I'm not suggesting this is technology employed in the A6. Just hints that Apple, fully committed to custom architectures, may be looking to commit to this type of effort in the future.

 

[Exophase]

Read my edits though, I just don't see this approach as stated being useful in pretty much any non-specialized application.. I'm surprised the blog writer doesn't see the big problems with needing symmetric parallelism..

 

[anexanhume]

Read my edits though, I just don't see this approach as stated being useful in pretty much any non-specialized application.. I'm surprised the blog writer doesn't see the big problems with needing symmetric parallelism..

I get what you're saying. I find it hard to believe there's a solution that tries to solve OoO suited problems substantially better than established OoO hardware. Which makes me think there is possibly some misunderstanding surrounding what is actually going on.
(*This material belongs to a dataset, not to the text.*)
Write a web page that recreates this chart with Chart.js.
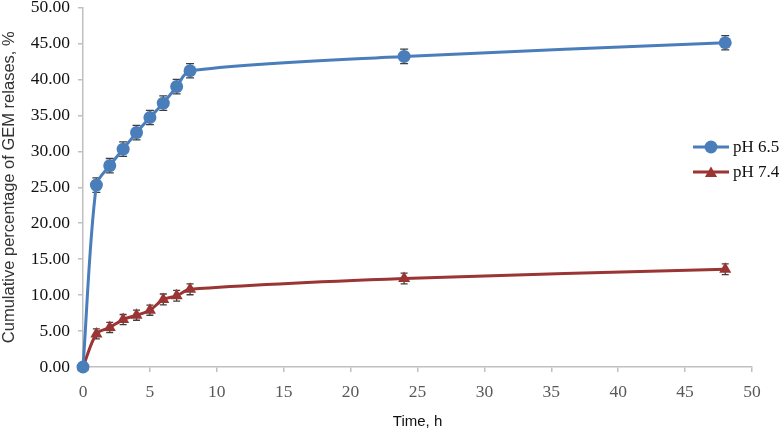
<!DOCTYPE html>
<html>
<head>
<meta charset="utf-8">
<script src="https://cdn.jsdelivr.net/npm/chart.js@4/dist/chart.umd.min.js"></script>
<style>
  html, body { margin: 0; padding: 0; background: #fff; }
  #wrap { width: 779px; height: 435px; }
</style>
</head>
<body>
<div id="wrap"><canvas id="releaseChart"></canvas></div>
<script>
// 时间点 (h)
const hours = [0, 1, 2, 3, 4, 5, 6, 7, 8, 24, 48];
// 累计释放 %
const ph65 = [0.0, 25.3, 28.0, 30.3, 32.6, 34.7, 36.7, 39.0, 41.2, 43.2, 45.1];
const ph74 = [0.0, 4.6, 5.5, 6.6, 7.2, 7.9, 9.4, 9.9, 10.8, 12.3, 13.6];
// 误差 (±)
const err65 = [0.6, 1.0, 1.0, 1.0, 1.0, 1.0, 1.0, 1.0, 1.0, 1.0, 1.0];
const err74 = [0.5, 0.7, 0.7, 0.7, 0.7, 0.7, 0.75, 0.75, 0.75, 0.75, 0.75];
const yTicks = [0, 5, 10, 15, 20, 25, 30, 35, 40, 45, 50];

const blue = '#4a7ebb';
const red = '#9b3533';
const axisGrey = '#c0c0c0';
const serif = "'Liberation Serif', 'DejaVu Serif', serif";
const sans = "'Liberation Sans', Arial, sans-serif";

const toXY = (ys) => hours.map((h, i) => ({ x: h, y: ys[i] }));

// 误差线，画在点的下面
const errorBars = {
  id: 'errorBars',
  beforeDatasetsDraw(chart) {
    const { ctx, scales: { x, y } } = chart;
    const errs = [err65, err74];
    ctx.save();
    ctx.strokeStyle = '#3f3f3f';
    ctx.lineWidth = 1.3;
    chart.data.datasets.forEach((ds, d) => {
      ds.data.forEach((p, i) => {
        const px = x.getPixelForValue(p.x);
        const top = y.getPixelForValue(p.y + errs[d][i]);
        const bot = y.getPixelForValue(p.y - errs[d][i]);
        const cap = d === 0 ? 4 : 3.5;
        ctx.beginPath();
        ctx.moveTo(px, top); ctx.lineTo(px, bot);
        ctx.moveTo(px - cap, top); ctx.lineTo(px + cap, top);
        ctx.moveTo(px - cap, bot); ctx.lineTo(px + cap, bot);
        ctx.stroke();
      });
    });
    ctx.restore();
  }
};

// 右侧图例（线 + 标记）
const sideLegend = {
  id: 'sideLegend',
  afterDraw(chart) {
    const { ctx } = chart;
    const items = [
      { label: 'pH 6.5', color: blue, style: 'circle', r: 6.5 },
      { label: 'pH 7.4', color: red, style: 'triangle', r: 7 }
    ];
    ctx.save();
    items.forEach((it, i) => {
      const yy = 147 + i * 25;
      ctx.strokeStyle = it.color;
      ctx.lineWidth = 3;
      ctx.beginPath();
      ctx.moveTo(693, yy); ctx.lineTo(729, yy);
      ctx.stroke();
      ctx.fillStyle = it.color;
      Chart.helpers.drawPoint(ctx, { pointStyle: it.style, radius: it.r, borderWidth: 0 }, 711, it.style === 'triangle' ? yy + 1.5 : yy);
      ctx.fillStyle = '#111';
      ctx.font = '17px ' + serif;
      ctx.textBaseline = 'middle';
      ctx.fillText(it.label, 733, yy + 1);
    });
    ctx.restore();
  }
};

new Chart(document.getElementById('releaseChart'), {
  type: 'line',
  data: {
    datasets: [
      {
        label: 'pH 6.5',
        data: toXY(ph65),
        borderColor: blue,
        backgroundColor: blue,
        borderWidth: 3,
        pointStyle: 'circle',
        pointRadius: 6.5,
        pointBorderWidth: 0,
        tension: 0.3,
        clip: false
      },
      {
        label: 'pH 7.4',
        data: toXY(ph74),
        borderColor: red,
        backgroundColor: red,
        borderWidth: 3,
        pointStyle: 'triangle',
        pointRadius: 7,
        pointBorderWidth: 0,
        tension: 0.3,
        clip: false
      }
    ]
  },
  options: {
    responsive: true,
    maintainAspectRatio: false,
    animation: false,
    layout: { padding: { top: 0, right: 27, left: 0, bottom: 0 } },
    scales: {
      x: {
        type: 'linear',
        min: 0, max: 50,
        border: { display: true, color: axisGrey, width: 1.5 },
        grid: { drawOnChartArea: false, drawTicks: true, tickLength: 5, color: axisGrey, lineWidth: 1.5 },
        ticks: { stepSize: 5, color: '#595959', font: { family: serif, size: 17.5 }, padding: 10, maxRotation: 0 },
        title: { display: true, text: 'Time, h', color: '#111', font: { family: sans, size: 15 }, padding: { top: 6 } },
        afterFit(scale) { scale.height = 68; }
      },
      y: {
        min: 0, max: 50,
        afterBuildTicks(scale) { scale.ticks = yTicks.map(v => ({ value: v })); },
        border: { display: true, color: axisGrey, width: 1.5 },
        grid: { drawOnChartArea: false, drawTicks: true, tickLength: 5, color: axisGrey, lineWidth: 1.5 },
        ticks: { color: '#111', font: { family: serif, size: 17.5 }, padding: 8, callback: v => Number(v).toFixed(2) },
        title: { display: true, text: 'Cumulative percentage of GEM relases, %', color: '#333', font: { family: sans, size: 16.5 }, padding: { top: 0, bottom: 0 } },
        afterFit(scale) {
          scale.width = 83;
          scale.paddingTop = 7.5;
        }
      }
    },
    plugins: {
      legend: { display: false },
      tooltip: { enabled: false }
    }
  },
  plugins: [errorBars, sideLegend]
});
</script>
</body>
</html>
edit: switching topics, how similar is A6 to Krait? Krait is triple decode, and I assume A6 is too. The A15 is 15 stage pipeline, whereas Krait is 11. A6 is likely 11 at the most given its low clock frequency. All three have 1MB L2 cache. All have a VFPv4 FPU. Krait and the A6 both have 2x32 bit LPDDR2 memory interfaces. Seems like people are using 800 MHz LPDDR2 with Krait though (I can't verify this).

 

[Laurent06]

I'm not sure we know the frequency for sure.